Saving Jessica Lynch -- From NBC
Is there a way we can save Jessica Lynch from a crappy NBC made-for-TV movie?
I object to the fact that I know the name of Jessica Lynch. I object to the fact that the Daily News is trumpeting that she was raped by her captors. And I object to the fact that NBC has essentially announced itself as a propaganda arm of the Pentagon with this Saving Jessica Lynch TV movie.
Could the Pentagon have asked, could they even have arranged, a better story for the folks back home? One that would distract everyone from feeling uneasy and discomfited by thoughts of a nasty war abroad? Jessica Lynch's story has everything going for it: An attractive woman, the perfect symbol of the New Army, captured in the line of duty, brutalized by our barbaric enemy, saved in a daring rescue operation, filmed as it happened!
It's obvious, of course, that this event would have gotten a lot less attention if it had been an overweight unshaven guy from the motor pool who'd been captured, raped, beaten, and rescued. I think it's even pretty obvious that the daring rescue of Jake Lynch might not have been filmed.
So how many other American soldiers were captured? Would we expect the Iraqis to be nice to them? Do beatings and rapings during wartime surprise us? It's war, after all. Soldiers are in the business of hurting people, sometimes even killing them. Are we supposed to be shocked? Why don't we have TV movies of the week being made about each captured soldier? How about one for every Iraqi who got hurt during the war? Are we supposed to believe that no American soldiers did anything bad?
To her credit, Jessica Lynch is on record as saying she thinks this is all pretty shameless, too, at least according to AP quoting an interview between Lynch and Diane Sawyer. I, for one, would like to thank Jessica Lynch for saying so, because it must be very hard for her. I'm sure a lot of people -- a lot of powerful people, both in her life and in the world at large -- do not want her saying such things. I imagine it would have been easy to just sit back and let the accolades wash over her, to pretend to herself that she really is somehow more important than all the little people who don't get TV movies made out of their lives. Instead, she's willing to say, "It's wrong."
Why the people in charge at NBC and the Pentagon don't know this is something to think about.
I'm not saying I think Lynch is such a great person. I don't know her. She could be wonderful, she could be annoying.
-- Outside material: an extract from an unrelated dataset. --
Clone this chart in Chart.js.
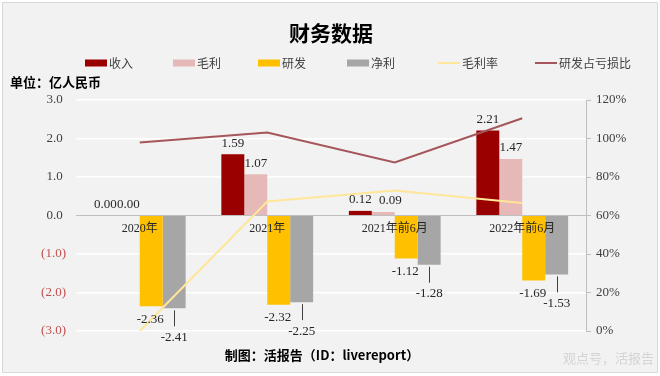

I don't know. And she is, after all, selling a book. I'm not sure why she thinks the book is okay, other than perhaps she wants there to be a "correct" account of what happened. On the other hand, I've read a paragraph or two from the book, and purpler prose could not be found. Whatever her virtues or faults, she could have found a better writer to handle her biography.
But she's caught in a bad position, as the unwilling poster girl for the new generation of Army recruiting commercials.